The Graythorp allotments were a central part of our lives, especially during the war years when they were our main source of food, supplying us with fresh vegetables as well as meat from the pigs, hens and rabbits. The pigs were the mainstay of the enterprise giving us pork, sausages and brawn. My father said, "The only part of the pig that’s not eaten is its squeak!" Pork was also used as a currency on the black market where it was exchanged for tea, sugar, etc.. The ships coming into the docks for repairs had Indian crews who would come to the village and barter for live chickens usually with tins of condensed milk. All this enterprise was illegal but my parents were never found out, more by good luck than anything else.
We had three horses. The first was called Prince. He had a quite nature and would let you ride him. He used to pull our flat cart that was painted red and yellow and always looked smart. We would take the pigs on the cart to Stockton market to sell as ‘porkers’. To me, going out on the cart was always an adventure. We went out in all weathers – me with a flour sack over my head and shoulders to keep out the cold and rain – to collect pigswill from the local army camps at Greatham. My father or uncle Dan drove the cart and, if the road was quiet, they would let me drive, which I always thought was great. (Interestingly, we drove the cart sitting on the left-hand side and not the right as we do in a car.)
Prince lived a long life but I was sad the day I found him dead in his stable. The next horse we bought was called Peggy. My mother, uncle Dan and myself went to Barnard Castle horse market to buy her. (This was the very first time that I went into a public house. I had lemonade. Uncle Dan was very fond of Bass beer.) Peggy was a large horse and very skittish; she would not let you ride her and she was hard to handle when pulling the cart. One day she bolted whilst pulling the cart and I recall my brother Danny chasing after her to try to stop her, but she ended up back at the allotments before she stopped.
The third horse was called Major. He was brought to us from Salthome Farm by my brother-in-law Joe (Lily’s husband) who worked on the farm, which was owned by ICI. We used Major to plough the allotments into one large field in which we grew potatoes for the fish-and-chip shop. The fish came from a wholesale warehouse in Middlesbrough, just across the Transporter bridge. My brother Jimmy and I went on the bus two or three times a week to collect the fish and bring it back to Graythorp. The bus conductor made us put the fish under the stairs at the rear of the bus because of the smell. One day we were refused permission to get on the bus with the fish and we had to walk the three miles home carrying two stone of fish.

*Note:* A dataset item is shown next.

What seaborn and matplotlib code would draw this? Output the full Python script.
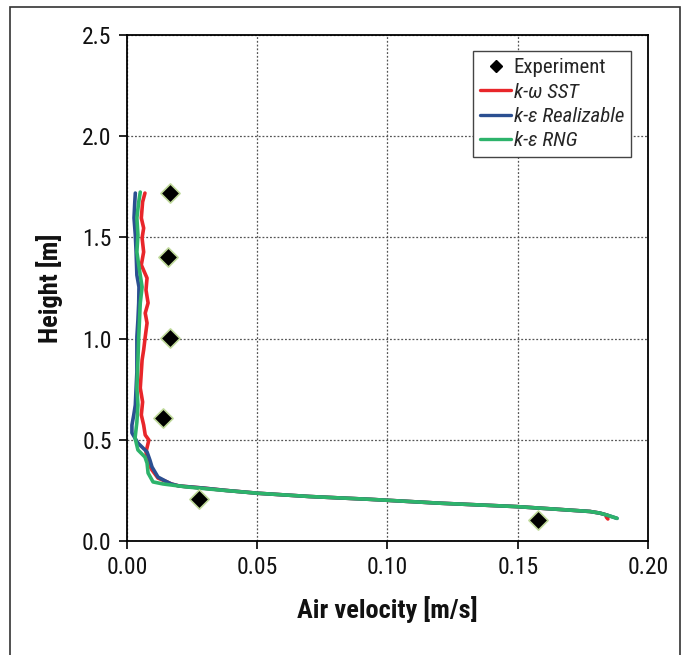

On a Sunday, all our cousins from Hartlepool came for tea and my mother would sit them down to homemade food, which she baked every day. I can still smell the bread and teacakes being baked in a wood-stoke oven and I remember watching the large bowl of dough rising in front of the fire … there was no going to the supermarket in those days. On sunny days my mother brought picnics to the allotments and we would eat in a wooden cabin that was always known as ‘The Tea Cabin’. The day of my parents’ silver wedding anniversary in 1945 **or 1946? Do you know the date and year?** we had a meal outside the house in the lane that ran between No. 46 and No. 69 (the houses were not numbered in consecutive order). I think most of the villagers were invited to it.